The new five-dimensional optical data storage is created by using lasers and nanostructurein silica glass, according to the researchers from the University of Southampton who created it.

They say the new findings could be key as the world creates ever more data and struggles with good ways to store it.

“Individuals and organizations are generating ever-larger datasets, creating the desperate need for more efficient forms of data storage with a high capacity, low energy consumption and long lifetime,” said doctoral researcher Yuhao Lei in a statement.

“While cloud-based systems are designed more for temporary data, we believe that 5D data storage in glass could be useful for longer-term data storage for national archives, museums, libraries or private organisations.”

The storage system is not only incredibly dense but quick: it can write at 1,000,000 voxels per second, the equivalent of writing more than 100 pages of text per second.

Scientists have explored using optical storage in transparent materials before. But it has proven difficult to find a way to do so that is still fast and dense enough to actually be used in the real world.

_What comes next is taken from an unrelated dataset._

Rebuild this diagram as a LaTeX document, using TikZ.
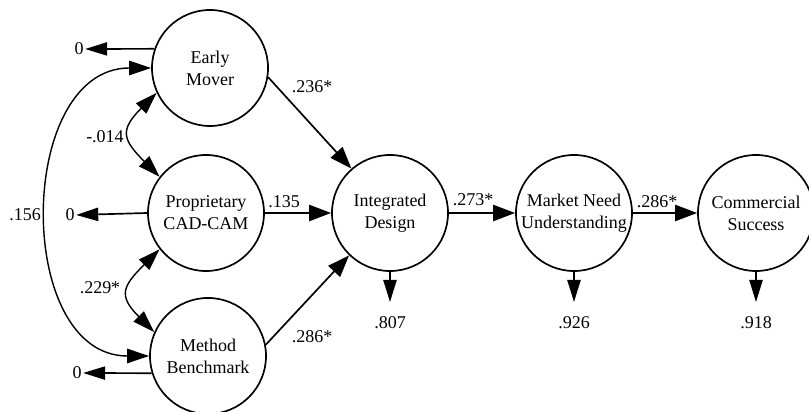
\documentclass[tikz,border=0pt]{standalone}
\usepackage{fontspec}
\setmainfont{Liberation Serif}
\usetikzlibrary{arrows.meta,positioning}

\begin{document}
\begin{tikzpicture}[x=0.025cm, y=0.025cm,
    latent/.style={draw, circle, line width=1.2pt, minimum size=2.9cm, inner sep=0pt,
        align=center, font=\fontsize{12.8}{15.8}\selectfont},
    lbl/.style={inner sep=1pt, font=\fontsize{12.8}{14}\selectfont},
    path/.style={-{Triangle[length=5.5mm,width=4mm]}, line width=1.2pt},
    res/.style={-{Triangle[length=5.5mm,width=3.3mm]}, line width=1.2pt},
    cov/.style={{Triangle[length=5.5mm,width=3.6mm]}-{Triangle[length=5.5mm,width=3.6mm]}, line width=1pt}]
    \useasboundingbox (0,0) rectangle (809,412);
    % constructs
    \node[latent] (EM) at (210,344) {Early\\Mover};
    \node[latent] (PC) at (206,199) {Proprietary\\CAD-CAM};
    \node[latent] (MB) at (208,56) {Method\\Benchmark};
    \node[latent] (ID) at (390,199) {Integrated\\Design};
    \node[latent] (MN) at (574,199) {Market Need\\Understanding};
    \node[latent] (CS) at (756,199) {Commercial\\Success};
    % exogenous residuals
    \node[lbl] (zEM) at (79,363) {0};
    \node[lbl] (zPC) at (70,197) {0};
    \node[lbl] (zMB) at (77,39) {0};
    \draw[res] (EM.161) -- (zEM.east);
    \draw[res] (PC.west) -- (zPC.east);
    \draw[res] (MB.197) -- (zMB.east);
    % correlations
    \draw[cov] (EM.west) to[out=180, in=180, looseness=1.2] (MB.west);
    \node[lbl] (c156) at (25,197) {.156};
    \draw[cov] (EM.205) to[out=225, in=135, looseness=1.6] (PC.142);
    \node[lbl] (c014) at (105,275) {-.014};
    \draw[cov] (PC.218) to[out=225, in=135, looseness=1.6] (MB.156);
    \node[lbl] (c229) at (100,124) {.229*};
    % paths
    \draw[path] (EM.-9) -- (ID.131);
    \node[lbl] (p236) at (312,325) {.236*};
    \draw[path, line width=1.8pt] (PC.east) -- (ID.west);
    \node[lbl] (p135) at (284,210) {.135};
    \draw[path] (MB.11) -- (ID.226);
    \node[lbl] (p286a) at (312,75) {.286*};
    \draw[path, line width=1.8pt] (ID.east) -- (MN.west);
    \node[lbl] (p273) at (473,212) {.273*};
    \draw[path, line width=1.8pt] (MN.east) -- (CS.west);
    \node[lbl] (p286b) at (657,210) {.286*};
    % endogenous residuals
    \coordinate (eID) at (390,110);
    \coordinate (eMN) at (574,110);
    \coordinate (eCS) at (756,110);
    \draw[res] (ID.south) -- (eID);
    \draw[res] (MN.south) -- (eMN);
    \draw[res] (CS.south) -- (eCS);
    \node[lbl] (r807) at (390,89) {.807};
    \node[lbl] (r926) at (574,89) {.926};
    \node[lbl] (r918) at (756,89) {.918};
\end{tikzpicture}
\end{document}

Scientists overcame that by using a laser than created tiny pits inside glass. Scientists were able to do so by harnessing an optical trick that let them do so without the heat that is often generated in such research.

“This new approach improves the data writing speed to a practical level, so we can write tens of gigabytes of data in a reasonable time,” said Lei. “The highly localized, precision nanostructures enable a higher data capacity because more voxels can be written in a unit volume. In addition, using pulsed light reduces the energy needed for writing.”

The five dimensions involved in the technology are two optical dimensions and three spatial dimensions.

A paper describing the work, ‘High speed ultrafast laser anisotropic nanostructuring by energy deposition control via near-field enhancement’, is published in the journal Optica.